What’s in the future for Noble? Have you thought about geographic expansion?
Mike: Serving more students and having a positive impact on the Chicago Public School system. Part of that is growth and part of that is even greater quality. Expansion … we’ve thought about it and we’ve had many cities that have talked to us about expansion. But we believe that Chicago has a great need and we’re poised to be able to be part of continued improvement in Chicago Public Schools.
What has been hard?
Mike: Bureaucracy, in general, is frustrating. One of the reasons we began a public charter school was to leave the bureaucracy in the district. But unfortunately you can’t leave it completely. There’s still a myriad of federal, state and district bureaucracies that we have to go through to get things done. The amount of time that we spend on advocacy because people “oppose us”… we are forced to divert resources to what I think is a pretty self-evident situation of parents choosing that this a great option for their child. But it doesn’t seem to be enough, so we have to do a lot of organizing of our parents so their voice is heard.
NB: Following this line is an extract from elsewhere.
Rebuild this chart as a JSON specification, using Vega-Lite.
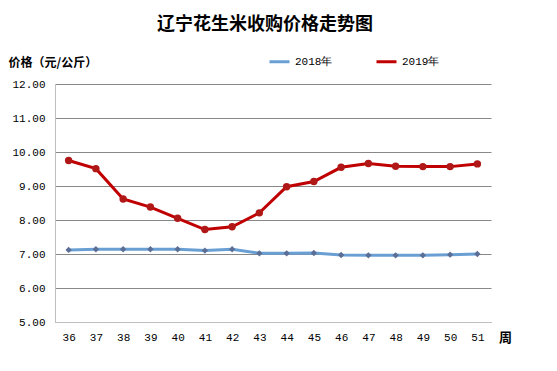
{
  "$schema": "https://vega.github.io/schema/vega-lite/v6.json",
  "width": 436,
  "height": 238,
  "autosize": {"type": "none"},
  "padding": {"left": 55, "top": 84, "right": 66, "bottom": 49},
  "background": "white",
  "title": {
    "text": "辽宁花生米收购价格走势图",
    "font": "Noto Sans CJK SC",
    "fontSize": 18,
    "fontWeight": "bold",
    "color": "#000000",
    "anchor": "middle",
    "frame": "group",
    "dx": -8,
    "offset": 16
  },
  "data": {
    "values": [
      {"week": "36", "year": "2018年", "price": 7.12},
      {"week": "37", "year": "2018年", "price": 7.14},
      {"week": "38", "year": "2018年", "price": 7.14},
      {"week": "39", "year": "2018年", "price": 7.14},
      {"week": "40", "year": "2018年", "price": 7.14},
      {"week": "41", "year": "2018年", "price": 7.10},
      {"week": "42", "year": "2018年", "price": 7.14},
      {"week": "43", "year": "2018年", "price": 7.02},
      {"week": "44", "year": "2018年", "price": 7.02},
      {"week": "45", "year": "2018年", "price": 7.03},
      {"week": "46", "year": "2018年", "price": 6.97},
      {"week": "47", "year": "2018年", "price": 6.96},
      {"week": "48", "year": "2018年", "price": 6.96},
      {"week": "49", "year": "2018年", "price": 6.96},
      {"week": "50", "year": "2018年", "price": 6.98},
      {"week": "51", "year": "2018年", "price": 7.00},
      {"week": "36", "year": "2019年", "price": 9.75},
      {"week": "37", "year": "2019年", "price": 9.51},
      {"week": "38", "year": "2019年", "price": 8.62},
      {"week": "39", "year": "2019年", "price": 8.38},
      {"week": "40", "year": "2019年", "price": 8.05},
      {"week": "41", "year": "2019年", "price": 7.72},
      {"week": "42", "year": "2019年", "price": 7.80},
      {"week": "43", "year": "2019年", "price": 8.21},
      {"week": "44", "year": "2019年", "price": 8.98},
      {"week": "45", "year": "2019年", "price": 9.13},
      {"week": "46", "year": "2019年", "price": 9.55},
      {"week": "47", "year": "2019年", "price": 9.66},
      {"week": "48", "year": "2019年", "price": 9.58},
      {"week": "49", "year": "2019年", "price": 9.57},
      {"week": "50", "year": "2019年", "price": 9.57},
      {"week": "51", "year": "2019年", "price": 9.65}
    ]
  },
  "encoding": {
    "x": {
      "field": "week",
      "type": "ordinal",
      "scale": {"type": "point", "padding": 0.5},
      "axis": {
        "title": "周",
        "titleFont": "Noto Sans CJK SC",
        "titleFontSize": 13,
        "titleFontWeight": "bold",
        "titleColor": "#000000",
        "titleX": 450,
        "titleY": 15,
        "titleAlign": "center",
        "titleBaseline": "middle",
        "labelAngle": 0,
        "labelFont": "Liberation Mono",
        "labelFontSize": 11,
        "labelColor": "#000000",
        "labelPadding": 9,
        "ticks": false,
        "domainColor": "#bfbfbf",
        "grid": false
      }
    },
    "y": {
      "field": "price",
      "type": "quantitative",
      "scale": {"domain": [5, 12], "nice": false, "zero": false},
      "axis": {
        "title": "价格（元/公斤）",
        "titleFont": "Noto Sans CJK SC",
        "titleFontSize": 12,
        "titleFontWeight": "bold",
        "titleColor": "#000000",
        "titleAngle": 0,
        "titleX": -47,
        "titleY": -22,
        "titleAlign": "left",
        "titleBaseline": "middle",
        "values": [5, 6, 7, 8, 9, 10, 11, 12],
        "format": ".2f",
        "labelFont": "Liberation Mono",
        "labelFontSize": 11,
        "labelColor": "#000000",
        "labelPadding": 10,
        "ticks": false,
        "domainColor": "#bfbfbf",
        "grid": true,
        "gridColor": "#888888",
        "gridWidth": 1
      }
    }
  },
  "layer": [
    {
      "mark": {"type": "line", "strokeWidth": 3},
      "encoding": {
        "color": {
          "field": "year",
          "type": "nominal",
          "scale": {"domain": ["2018年", "2019年"], "range": ["#6A9FD4", "#C00000"]},
          "legend": {
            "title": null,
            "orient": "none",
            "legendX": 213,
            "legendY": -34,
            "direction": "horizontal",
            "symbolType": "stroke",
            "symbolSize": 400,
            "symbolStrokeWidth": 3,
            "columnPadding": 37,
            "labelFont": "Liberation Mono",
            "labelFontSize": 11,
            "labelColor": "#000000",
            "labelOffset": 4
          }
        }
      }
    },
    {
      "mark": {"type": "point", "filled": true, "opacity": 1},
      "encoding": {
        "shape": {
          "field": "year",
          "type": "nominal",
          "scale": {"domain": ["2018年", "2019年"], "range": ["diamond", "circle"]},
          "legend": null
        },
        "size": {
          "field": "year",
          "type": "nominal",
          "scale": {"domain": ["2018年", "2019年"], "range": [40, 55]},
          "legend": null
        },
        "color": {
          "field": "year",
          "type": "nominal",
          "scale": {"domain": ["2018年", "2019年"], "range": ["#5B6E96", "#B01818"]},
          "legend": null
        }
      }
    }
  ],
  "resolve": {"scale": {"color": "independent"}},
  "config": {
    "view": {"stroke": null}
  }
}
Shifting gears a little bit, what do you consider to be each other’s biggest strengths?
Mike: I think Tonya’s greatest strengths are two things. Execution. In those early years, and one of the things we pride ourselves on at Noble in general, is getting things done. Following tasks through to completion. That’s one of the things Tonya is especially good at. And then the second thing: I think that she sees land mines really well that I probably wouldn’t … Seeing around the curve is one of her strengths.
Tonya: I think for Mike it’s he doesn’t get rattled really by anything. We’re sort of opposites in that way which helps. He stays the course, even when things get interesting. I think that’s especially true in the role of principal where any small thing can become very big to a parent or a student. Mike stays very steady and very positive. And that’s definitely translated to the bigger stage of having to be in the political arena a lot.
Mike: And those same qualities apply in our parenting also.